I'll need pictures if I'm going to make a decision here.
I'd have to say it's both. I've seen plenty of places that use it mainly for modeling and detailing where only the drafters and designers have access to it. Other places I've seen engineers use it right along side the drafters and designers.
Inventor is in no way a one trick pony, it all comes down to how you use it or what you want to use it for.
Based on my experience with both Inventor and SW side by side at one client, Inventor was used more often by the Engineers, even ones that came in as SW users. Once they got their bearings on how to use Inventor, they basically refused to go back to SW.
The last time I've seen and used SW it was basically a glorified drafting tool....it allowed you to create nice models and was fairly capable of detailing those models...but then again I know numerous places that will model in SW and then detail those models in ACad....what's that tell you about detailing in SW?

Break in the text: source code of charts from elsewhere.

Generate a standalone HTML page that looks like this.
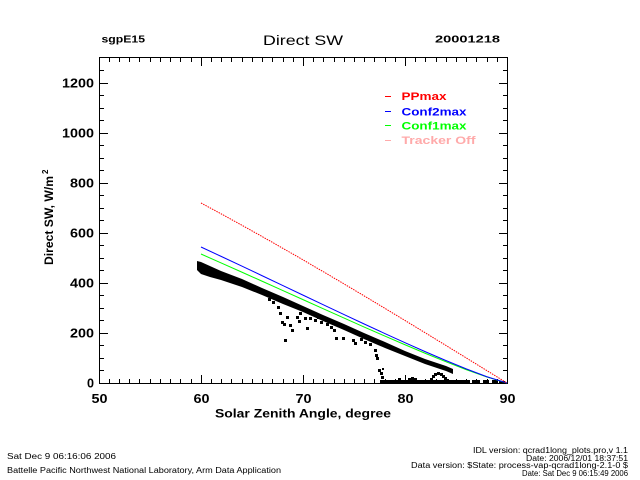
<!DOCTYPE html>
<html>
<head>
<meta charset="utf-8">
<style>
html,body{margin:0;padding:0;background:#fff;}
svg{display:block;}
text{font-family:"Liberation Sans",sans-serif;}
.b{font-weight:bold;}
</style>
</head>
<body>
<svg width="640" height="480" viewBox="0 0 640 480" xmlns="http://www.w3.org/2000/svg">
<rect x="0" y="0" width="640" height="480" fill="#fff"/>

<!-- Header -->
<text class="b" x="101.5" y="42.5" font-size="10.5" textLength="43.5" lengthAdjust="spacingAndGlyphs">sgpE15</text>
<text x="263" y="45" font-size="14" textLength="80" lengthAdjust="spacingAndGlyphs">Direct SW</text>
<text class="b" x="435" y="42.5" font-size="10.5" textLength="65" lengthAdjust="spacingAndGlyphs">20001218</text>

<!-- Axes box -->
<rect x="99.5" y="57.5" width="408" height="326" fill="none" stroke="#000" stroke-width="1"/>

<!-- X ticks -->
<path stroke="#000" stroke-width="1" fill="none" d="
M99.5 383V375 M201.5 383V375 M303.5 383V375 M405.5 383V375 M507.5 383V375
M99.5 58V66 M201.5 58V66 M303.5 58V66 M405.5 58V66 M507.5 58V66
M109.5 383V379 M119.5 383V379 M129.5 383V379 M139.5 383V379 M150.5 383V379 M160.5 383V379 M170.5 383V379 M180.5 383V379 M191.5 383V379
M211.5 383V379 M221.5 383V379 M231.5 383V379 M242.5 383V379 M252.5 383V379 M262.5 383V379 M272.5 383V379 M283.5 383V379 M293.5 383V379
M313.5 383V379 M323.5 383V379 M334.5 383V379 M344.5 383V379 M354.5 383V379 M364.5 383V379 M374.5 383V379 M385.5 383V379 M395.5 383V379
M415.5 383V379 M425.5 383V379 M436.5 383V379 M446.5 383V379 M456.5 383V379 M466.5 383V379 M476.5 383V379 M487.5 383V379 M497.5 383V379
M109.5 58V62 M119.5 58V62 M129.5 58V62 M139.5 58V62 M150.5 58V62 M160.5 58V62 M170.5 58V62 M180.5 58V62 M191.5 58V62
M211.5 58V62 M221.5 58V62 M231.5 58V62 M242.5 58V62 M252.5 58V62 M262.5 58V62 M272.5 58V62 M283.5 58V62 M293.5 58V62
M313.5 58V62 M323.5 58V62 M334.5 58V62 M344.5 58V62 M354.5 58V62 M364.5 58V62 M374.5 58V62 M385.5 58V62 M395.5 58V62
M415.5 58V62 M425.5 58V62 M436.5 58V62 M446.5 58V62 M456.5 58V62 M466.5 58V62 M476.5 58V62 M487.5 58V62 M497.5 58V62
"/>

<!-- Y ticks -->
<path stroke="#000" stroke-width="1" fill="none" d="
M99 383.5H108 M99 333.5H108 M99 283.5H108 M99 233.5H108 M99 183.5H108 M99 133.5H108 M99 83.5H108
M507 383.5H499 M507 333.5H499 M507 283.5H499 M507 233.5H499 M507 183.5H499 M507 133.5H499 M507 83.5H499
M99 370.5H104 M99 358.5H104 M99 345.5H104 M99 320.5H104 M99 308.5H104 M99 295.5H104
M99 270.5H104 M99 258.5H104 M99 245.5H104 M99 220.5H104 M99 208.5H104 M99 195.5H104
M99 170.5H104 M99 158.5H104 M99 145.5H104 M99 120.5H104 M99 108.5H104 M99 95.5H104 M99 70.5H104
M507 370.5H503 M507 358.5H503 M507 345.5H503 M507 320.5H503 M507 308.5H503 M507 295.5H503
M507 270.5H503 M507 258.5H503 M507 245.5H503 M507 220.5H503 M507 208.5H503 M507 195.5H503
M507 170.5H503 M507 158.5H503 M507 145.5H503 M507 120.5H503 M507 108.5H503 M507 95.5H503 M507 70.5H503
"/>

<!-- Y tick labels -->
<g class="b" font-size="12.5" text-anchor="end">
<text x="94" y="387.5" textLength="7" lengthAdjust="spacingAndGlyphs">0</text>
<text x="94" y="337.5" textLength="24" lengthAdjust="spacingAndGlyphs">200</text>
<text x="94" y="287.5" textLength="24" lengthAdjust="spacingAndGlyphs">400</text>
<text x="94" y="237.5" textLength="24" lengthAdjust="spacingAndGlyphs">600</text>
<text x="94" y="187.5" textLength="24" lengthAdjust="spacingAndGlyphs">800</text>
<text x="94" y="137.5" textLength="32" lengthAdjust="spacingAndGlyphs">1000</text>
<text x="94" y="87.5" textLength="32" lengthAdjust="spacingAndGlyphs">1200</text>
</g>

<!-- X tick labels -->
<g class="b" font-size="12.5" text-anchor="middle">
<text x="99.5" y="403" textLength="16" lengthAdjust="spacingAndGlyphs">50</text>
<text x="201.5" y="403" textLength="16" lengthAdjust="spacingAndGlyphs">60</text>
<text x="303.5" y="403" textLength="16" lengthAdjust="spacingAndGlyphs">70</text>
<text x="405.5" y="403" textLength="16" lengthAdjust="spacingAndGlyphs">80</text>
<text x="507.5" y="403" textLength="16" lengthAdjust="spacingAndGlyphs">90</text>
</g>

<!-- Axis titles -->
<text class="b" x="215" y="417.5" font-size="12" textLength="176" lengthAdjust="spacingAndGlyphs">Solar Zenith Angle, degree</text>
<text class="b" transform="translate(53,265) rotate(-90)" x="0" y="0" font-size="12" textLength="89" lengthAdjust="spacingAndGlyphs">Direct SW, W/m</text>
<text class="b" transform="translate(48,174) rotate(-90)" x="0" y="0" font-size="8">2</text>

<!-- Legend -->
<rect x="385" y="96" width="6" height="1" fill="#ff0000"/>
<rect x="385" y="111" width="6" height="1" fill="#0000ff"/>
<rect x="385" y="125" width="6" height="1" fill="#00ff00"/>
<rect x="385" y="140" width="6" height="1" fill="#ffaaaa"/>
<g class="b" font-size="11">
<text x="401.5" y="100" fill="#ff0000" textLength="45" lengthAdjust="spacingAndGlyphs">PPmax</text>
<text x="401.5" y="115.5" fill="#0000ff" textLength="65" lengthAdjust="spacingAndGlyphs">Conf2max</text>
<text x="401.5" y="129.5" fill="#00ff00" textLength="65" lengthAdjust="spacingAndGlyphs">Conf1max</text>
<text x="401.5" y="144" fill="#ffaaaa" textLength="74" lengthAdjust="spacingAndGlyphs">Tracker Off</text>
</g>

<!-- Black measured data: main band -->
<polygon fill="#000" points="197,261 201,262 221,271 242,279 262,288 283,297 303,306 323,315 344,324 364,333 385,342 405,351 425,359 446,366 453,369 453,374 446,371 425,364 405,356 385,348 364,339 344,330 323,321 303,312 283,304 262,295 242,287 221,280 210,277 201,274 197,270"/>

<!-- Scattered points -->
<g fill="#000">
<rect x="268" y="298" width="3" height="3"/>
<rect x="272" y="301" width="3" height="3"/>
<rect x="277" y="306" width="3" height="3"/>
<rect x="279" y="312" width="3" height="3"/>
<rect x="281" y="321" width="3" height="3"/>
<rect x="283" y="323" width="3" height="3"/>
<rect x="286" y="316" width="3" height="3"/>
<rect x="289" y="324" width="3" height="3"/>
<rect x="291" y="329" width="3" height="3"/>
<rect x="284" y="339" width="3" height="3"/>
<rect x="296" y="316" width="3" height="3"/>
<rect x="298" y="320" width="3" height="3"/>
<rect x="299" y="312" width="3" height="3"/>
<rect x="304" y="317" width="3" height="3"/>
<rect x="306" y="327" width="3" height="3"/>
<rect x="309" y="317" width="3" height="3"/>
<rect x="314" y="319" width="3" height="3"/>
<rect x="317" y="316" width="3" height="3"/>
<rect x="320" y="321" width="3" height="3"/>
<rect x="323" y="318" width="3" height="3"/>
<rect x="326" y="323" width="3" height="3"/>
<rect x="330" y="326" width="3" height="3"/>
<rect x="333" y="329" width="3" height="3"/>
<rect x="335" y="337" width="3" height="3"/>
<rect x="342" y="337" width="3" height="3"/>
<rect x="352" y="339" width="3" height="3"/>
<rect x="354" y="342" width="3" height="3"/>
<rect x="360" y="338" width="3" height="3"/>
<rect x="364" y="341" width="3" height="3"/>
<rect x="369" y="343" width="3" height="3"/>
<rect x="374" y="349" width="3" height="3"/>
<rect x="375" y="354" width="3" height="3"/>
<rect x="376" y="357" width="3" height="3"/>
<rect x="378" y="369" width="3" height="3"/>
<rect x="380" y="372" width="3" height="3"/>
<rect x="381" y="376" width="3" height="3"/>
<rect x="382" y="368" width="2" height="2"/>
<!-- near-zero baseline -->
<rect x="380" y="380" width="90" height="3"/>
<rect x="472" y="380" width="8" height="3"/>
<rect x="483" y="380" width="6" height="3"/>
<rect x="492" y="380" width="5" height="3"/>
<rect x="499" y="381" width="6" height="2"/>
<rect x="398" y="378" width="3" height="2"/>
<rect x="408" y="378" width="3" height="3"/>
<rect x="411" y="377" width="3" height="3"/>
<rect x="414" y="378" width="3" height="3"/>
<rect x="430" y="378" width="3" height="3"/>
<rect x="432" y="375" width="3" height="3"/>
<rect x="434" y="373" width="3" height="3"/>
<rect x="437" y="372" width="3" height="3"/>
<rect x="440" y="373" width="3" height="3"/>
<rect x="442" y="375" width="3" height="3"/>
<rect x="444" y="377" width="3" height="3"/>
<rect x="446" y="379" width="3" height="3"/>
</g>

<!-- Model lines -->
<polyline fill="none" stroke="#00ff00" stroke-width="1" points="201,254 221.4,263.02 241.8,272.11 262.2,281.26 282.6,290.45 303,299.64 323.4,308.83 343.8,317.96 364.2,327.03 384.6,335.97 405,344.77 425.4,353.36 445.8,361.68 466.2,369.61 486.6,376.96 507,383"/>
<polyline fill="none" stroke="#0000ff" stroke-width="1" points="201,247 221.4,256.51 241.8,266.09 262.2,275.74 282.6,285.43 303,295.12 323.4,304.8 343.8,314.43 364.2,323.99 384.6,333.42 405,342.7 425.4,351.75 445.8,360.52 466.2,368.88 486.6,376.63 507,383"/>
<polyline fill="none" stroke="#ff0000" stroke-width="1" stroke-dasharray="1.5 1" points="201,203 221.4,213.99 241.8,225.19 262.2,236.58 282.6,248.14 303,259.87 323.4,271.75 343.8,283.77 364.2,295.91 384.6,308.15 405,320.49 425.4,332.9 445.8,345.37 466.2,357.89 486.6,370.44 507,383"/>

<!-- Footer -->
<g font-size="8" fill="#000">
<text x="7" y="459" textLength="109" lengthAdjust="spacingAndGlyphs">Sat Dec 9 06:16:06 2006</text>
<text x="7" y="473" textLength="274" lengthAdjust="spacingAndGlyphs">Battelle Pacific Northwest National Laboratory, Arm Data Application</text>
</g>
<g font-size="8" fill="#000" text-anchor="end">
<text x="628" y="453" textLength="155" lengthAdjust="spacingAndGlyphs">IDL version: qcrad1long_plots.pro,v 1.1</text>
<text x="628" y="461" textLength="102" lengthAdjust="spacingAndGlyphs">Date: 2006/12/01 18:37:51</text>
<text x="628" y="468" textLength="217" lengthAdjust="spacingAndGlyphs">Data version: $State: process-vap-qcrad1long-2.1-0 $</text>
<text x="628" y="476" textLength="106" lengthAdjust="spacingAndGlyphs">Date: Sat Dec 9 06:15:49 2006</text>
</g>
</svg>
</body>
</html>
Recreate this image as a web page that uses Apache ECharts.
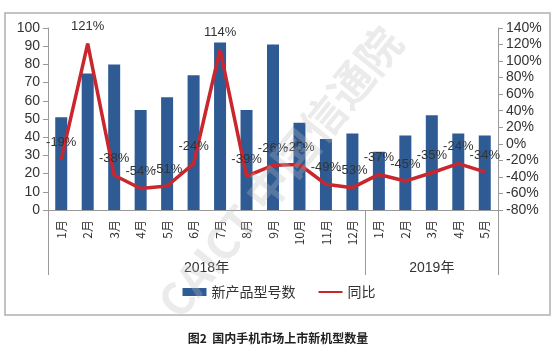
<!DOCTYPE html>
<html><head><meta charset="utf-8">
<script src="https://cdn.jsdelivr.net/npm/echarts@6/dist/echarts.min.js"></script>
<style>html,body{margin:0;padding:0;background:#fff}#c{width:558px;height:355px}</style>
</head><body><div id="c"></div>
<script>
const months = ['1月','2月','3月','4月','5月','6月','7月','8月','9月','10月','11月','12月','1月','2月','3月','4月','5月'];
const yearLabels = ['','','','','','2018年','','','','','','','','','2019年','',''];
const yearBoundaries = [0, 12];
const newModels = [51, 75, 80, 55, 62, 74, 92, 55, 91, 48, 39, 42, 32, 41, 52, 42, 41];
const yoy = [-19, 121, -38, -54, -51, -24, 114, -39, -26, -25, -49, -53, -37, -45, -35, -24, -34];
const leftTicks = {min: 0, max: 100, interval: 10};
const rightTicks = {min: -80, max: 140, interval: 20};
const seriesNames = ['新产品型号数', '同比'];
const titleText = '图2  国内手机市场上市新机型数量';

const font = "'Liberation Sans', 'Noto Sans CJK SC', sans-serif";
const cjk = "'Noto Sans CJK SC', sans-serif";
const chart = echarts.init(document.getElementById('c'), null, {renderer: 'canvas'});
chart.setOption({
  animation: false,
  backgroundColor: '#fff',
  grid: {left: 48, right: 60, top: 28, bottom: 145},
  graphic: [
    {type: 'rect', shape: {x: 5, y: 13, width: 545, height: 302}, style: {fill: 'none', stroke: '#b0b0b0', lineWidth: 1.5}, z: 0},
    {type: 'text', x: 278, y: 338, style: {text: titleText, font: "bold 12px 'Noto Sans CJK SC'", fill: '#222', align: 'center', verticalAlign: 'middle'}},
    {type: 'text', x: 280, y: 172, rotation: 51 * Math.PI / 180, z: 100, silent: true,
     style: {text: 'CAICT 中国信通院', font: "bold 44px 'Noto Sans CJK SC'", fill: 'rgba(190,190,190,0.3)', align: 'center', verticalAlign: 'middle'}}
  ],
  legend: {
    bottom: 51, left: 'center', itemGap: 22, itemWidth: 24, itemHeight: 8,
    textStyle: {fontFamily: cjk, fontSize: 14, color: '#333'},
    data: [
      {name: seriesNames[0], icon: 'rect'},
      {name: seriesNames[1], itemStyle: {opacity: 0}}
    ]
  },
  xAxis: [
    {
      type: 'category', data: months, position: 'bottom',
      axisLine: {onZero: false, lineStyle: {color: '#999', width: 1}},
      axisTick: {interval: 0, length: 33, lineStyle: {color: '#999'}},
      axisLabel: {interval: 0, rotate: 90, margin: 10, fontSize: 12, color: '#333', fontFamily: cjk, hideOverlap: false}
    },
    {
      type: 'category', data: yearLabels, position: 'bottom',
      axisLine: {show: true, onZero: false, lineStyle: {color: '#999', width: 1}},
      axisTick: {show: true, interval: (i) => yearBoundaries.includes(i), length: 65, lineStyle: {color: '#999'}},
      axisLabel: {
        interval: 0, margin: 51, fontSize: 14, color: '#333', fontFamily: font,
        formatter: (v, i) => i === 5 ? '{a|' + v + '}' : v,
        rich: {a: {padding: [0, 0, 0, 26], fontSize: 14, color: '#333', fontFamily: font}}
      }
    }
  ],
  yAxis: [
    {
      type: 'value', position: 'left', min: leftTicks.min, max: leftTicks.max, interval: leftTicks.interval,
      splitLine: {show: false},
      axisLine: {show: true, lineStyle: {color: '#999'}},
      axisTick: {show: true, length: 5, lineStyle: {color: '#999'}},
      axisLabel: {fontSize: 14, color: '#333', margin: 8, fontFamily: font}
    },
    {
      type: 'value', position: 'right', min: rightTicks.min, max: rightTicks.max, interval: rightTicks.interval,
      splitLine: {show: false},
      axisLine: {show: true, lineStyle: {color: '#999'}},
      axisTick: {show: true, length: 5, lineStyle: {color: '#999'}},
      axisLabel: {fontSize: 14, color: '#333', margin: 8, fontFamily: font, formatter: '{value}%'}
    }
  ],
  series: [
    {
      name: seriesNames[0], type: 'bar', data: newModels, barWidth: 12,
      xAxisIndex: 0, yAxisIndex: 0,
      itemStyle: {color: '#2F5B95'}
    },
    {
      name: seriesNames[1], type: 'line', data: yoy, xAxisIndex: 0, yAxisIndex: 1,
      symbol: 'circle', symbolSize: 1, showSymbol: true,
      lineStyle: {color: '#C9272D', width: 3.5}, itemStyle: {color: '#C9272D'},
      label: {show: true, position: 'top', distance: 10, formatter: '{c}%', fontSize: 13, color: '#333', fontFamily: font},
      labelLayout: {hideOverlap: false},
      z: 3
    }
  ]
});
</script></body></html>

Again, if you want to use the Engineering aspects of Inventor, I'd dive in deep and learn how to use the tools it offers. Granted, they may have some issues but please tell me a software that is this complex that doesn't have any issues at all? Hell, how many times in a single month do we need to accept updates for Windows or Adobe? And don't even get me started on the number of service packs and patches SW forced me to keep up with.
"Is Inventor a drawing tool or engineering tool?"
One could ask the same question about a pencil. I'd say it depends on the skill of the operator.
Well, I don't know about your table saw, but your entertainment center definitely doesn't suck.
... to hear an engineer say that they have moved into management and do not use Inventor because Inventor is for drafting persons and not engineers. ...
Promoted beyond their level of competence.